Une cérémonie d'hommage à plus de 400 victimes de l'intervention et de l'occupation soviétiques organisée à la mi-journée à Prague devant le bâtiment de la Radio a été émaillée de vives protestations contre le cabinet de l'homme d'affaire milliardaire, Andrej Babis.
Composé du mouvement populiste ANO de M. Babis et du parti social-démocrate CSSD, ce gouvernement n'a remporté le vote de confiance que grâce au soutien du parti communiste KSCM nostalgique de l'ancien régime. Il s'agit d'une première depuis la chute du rideau de fer en 1989.
"Qui gouverne avec les communistes, déshonore les victimes de l'occupation de 1968!", pouvait-on lire sur une pancarte brandie par un protestataire.
Une quinzaine de Tchèques, jeunes pour la plupart, ont trouvé la mort le 21 août 1968 devant le bâtiment de la Radio alors qu'ils tentaient d'empêcher à mains nues la prise de l'immeuble par les envahisseurs.
Des cris "Honte!" et des sifflements assourdissants de plusieurs centaines de manifestants ont accompagné le discours de M. Babis, entouré de sa garde rapprochée, ainsi que celui du chef de la Chambre basse Radek Vondracek, lui aussi membre d'ANO.
Les détracteurs de M. Babis lui reprochent aussi son appartenance au parti communiste et sa collaboration présumée avec la police secrète StB, avant 1989.
"Bures, va-t-en!", ont également scandé les manifestants, en allusion au nom de code présumé de M. Babis, dans les dossiers de la StB.
Précurseur de la "perestroïka"
Précurseur de la "perestroïka" gorbatchevienne, le "Printemps de Prague" incarné par Alexander Dubcek s'est traduit notamment par une réforme politique et économique, la levée de la censure et une libéralisation des activités culturelles.
Dans la nuit du 20 au 21 août 1968, une trentaine de divisions soviétiques, soutenues par des unités bulgares, hongroises, polonaises et est-allemandes, ont mis brutalement fin à ce rêve éphémère.
"Il y a cinquante ans, l'invasion soviétique en Tchécoslovaquie a écrasé le Printemps de Prague. Mais ce désir de liberté et de démocratie a survécu et constitue l'essentiel de ce qui unit l'Europe aujourd'hui", a écrit mardi le président du conseil européen Donald Tusk, sur twitter.
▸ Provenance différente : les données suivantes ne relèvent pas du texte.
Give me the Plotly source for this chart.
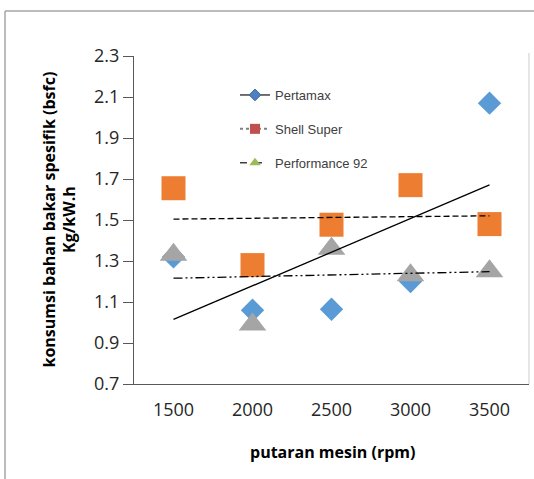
import numpy as np
import plotly.graph_objects as go

rpm = ["1500", "2000", "2500", "3000", "3500"]
pertamax = [1.32, 1.06, 1.065, 1.20, 2.07]
shell_super = [1.655, 1.28, 1.477, 1.67, 1.48]
performance92 = [1.33, 0.99, 1.36, 1.23, 1.25]
y_ticks = [0.7, 0.9, 1.1, 1.3, 1.5, 1.7, 1.9, 2.1, 2.3]

idx = np.arange(1, len(rpm) + 1)


def trend(vals):
    m, b = np.polyfit(idx, vals, 1)
    return [m * i + b for i in idx]


fig = go.Figure()

# data markers
fig.add_trace(go.Scatter(x=rpm, y=pertamax, mode="markers", showlegend=False,
                         marker=dict(symbol="diamond", size=18, color="#5B9BD5")))
fig.add_trace(go.Scatter(x=rpm, y=shell_super, mode="markers", showlegend=False,
                         marker=dict(symbol="square", size=24, color="#ED7D31")))
fig.add_trace(go.Scatter(x=rpm, y=performance92, mode="markers", showlegend=False,
                         marker=dict(symbol="triangle-up", size=24, color="#A5A5A5")))

# trendlines
fig.add_trace(go.Scatter(x=rpm, y=trend(pertamax), mode="lines", showlegend=False,
                         line=dict(color="black", width=1.3)))
fig.add_trace(go.Scatter(x=rpm, y=trend(shell_super), mode="lines", showlegend=False,
                         line=dict(color="black", width=1.3, dash="6px,3px")))
fig.add_trace(go.Scatter(x=rpm, y=trend(performance92), mode="lines", showlegend=False,
                         line=dict(color="black", width=1.3, dash="9px,3px,2px,3px,2px,3px")))

# legend entries
fig.add_trace(go.Scatter(x=[None], y=[None], mode="lines+markers", name="Pertamax",
                         legendgroup="a",
                         line=dict(color="#404040", width=1.5),
                         marker=dict(symbol="diamond", size=9, color="#4F81BD",
                                     line=dict(color="#3A6BA5", width=1))))
fig.add_trace(go.Scatter(x=[None], y=[None], mode="lines+markers", name="Shell Super",
                         legendgroup="b",
                         line=dict(color="#808080", width=2, dash="dot"),
                         marker=dict(symbol="square", size=10, color="#C0504D")))
fig.add_trace(go.Scatter(x=[None], y=[None], mode="lines+markers", name="Performance 92",
                         legendgroup="c",
                         line=dict(color="#404040", width=1.5, dash="7px,8px"),
                         marker=dict(symbol="triangle-up", size=10, color="#9BBB59")))

L, R, T, B = 134, 5, 56, 95
W, H = 534, 479
pw, ph = W - L - R, H - T - B


def px_x(p):
    return (p - L) / pw


def px_y(p):
    return (H - B - p) / ph


frame = "#A6A6A6"
fig.update_layout(
    width=W, height=H,
    margin=dict(l=L, r=R, t=T, b=B),
    paper_bgcolor="white", plot_bgcolor="white",
    font=dict(family="Open Sans", color="#262626"),
    showlegend=True,
    legend=dict(x=px_x(235), y=px_y(80), xanchor="left", yanchor="top",
                bgcolor="rgba(0,0,0,0)", tracegroupgap=14,
                font=dict(family="Liberation Sans Narrow, Arial Narrow, Liberation Sans",
                          size=13, color="#404040")),
    xaxis=dict(type="category", range=[-0.5, 4.5], showgrid=False,
               showline=True, linecolor="#595959", linewidth=1.3,
               ticks="", tickfont=dict(size=18), ticklabelstandoff=9,
               zeroline=False),
    yaxis=dict(range=[0.7, 2.3], tickvals=y_ticks, ticktext=[f"{v:.1f}" for v in y_ticks],
               showgrid=False, showline=True, linecolor="#595959", linewidth=1.3,
               ticks="outside", ticklen=10, tickcolor="#595959", tickwidth=1.3,
               tickfont=dict(size=18), zeroline=False),
    shapes=[
        dict(type="line", xref="paper", yref="paper", x0=1, x1=1, y0=0, y1=px_y(53),
             line=dict(color="#D9D9D9", width=1.3)),
        dict(type="line", xref="paper", yref="paper", x0=px_x(5), x1=px_x(540),
             y0=px_y(11), y1=px_y(11), line=dict(color=frame, width=1.5)),
        dict(type="line", xref="paper", yref="paper", x0=px_x(5), x1=px_x(5),
             y0=px_y(11), y1=px_y(485), line=dict(color=frame, width=1.5)),
    ],
    annotations=[
        dict(text="<b>konsumsi bahan bakar spesifik (bsfc)</b><br><b>Kg/kW.h</b>",
             xref="paper", yref="paper", x=px_x(58.5), y=px_y(220),
             xanchor="center", yanchor="middle", textangle=-90, showarrow=False,
             font=dict(size=16, color="black")),
        dict(text="<b>putaran mesin (rpm)</b>", xref="paper", yref="paper",
             x=px_x(332), y=px_y(452), xanchor="center", yanchor="middle",
             showarrow=False, font=dict(size=16, color="black")),
    ],
)

fig.write_html("out.html")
De nombreuses cérémonies, concerts et rassemblements ont lieu mardi à travers la République tchèque.
Dans la soirée, un concert est programmé sur la Place Venceslas, en présence de nombreuses vedettes de la musique pop dont la chanteuse Marta Kubisova.
En 1968, Marta Kubisova se mit ouvertement du côté du "Printemps de Prague".
Lundi, plusieurs centaines de manifestants s'étaient déjà rassemblées devant l'ambassade de Russie à Prague, à l'appel de plusieurs ONG locales, sous le mot d'ordre "Nous n'oublions pas".
Mutisme du président pro-russe
Tout au long de la journée de mardi, la télévision publique Ceska Televize (CT) diffuse des émissions spéciales, en attendant, dans la soirée, un discours du président slovaque, Andrej Kiska.
"Août 1968 figure parmi ces événements qu'il faut toujours rappeler aux futures générations. Ces événements ont touché chaque famille et restent dans la mémoire de nos parents et grands-parents", a indiqué le Premier ministre slovaque Peter Pellegrini, dans les colonnes du journal Hospodarske Noviny de mardi.
En revanche, le chef de l'Etat tchèque Milos Zeman, à qui ses détracteurs reprochent souvent une politique pro-russe, a décidé de garder le silence.
L'absence de M. Zeman, ex-communiste tout comme M. Babis, lors des cérémonies de commémoration a été sévèrement critiquée par les partis d'opposition de droite. Selon son porte-parole Jiri Ovcacek, le président avait déjà fait "preuve de son courage en s'opposant publiquement à l'occupation en 1968".
En Slovaquie, qui s'est séparée de la République tchèque en 1993, l'événement le plus marquant est l'inauguration à Kosice d'un monument au journaliste d'investigation Jan Kuciak, assassiné le 21 février dernier avec sa fiancée. La date anniversaire de l'intervention du Pacte de Varsovie tombe exactement six mois après la mort du reporter, a expliqué l'auteur du monument Peter Kalmus.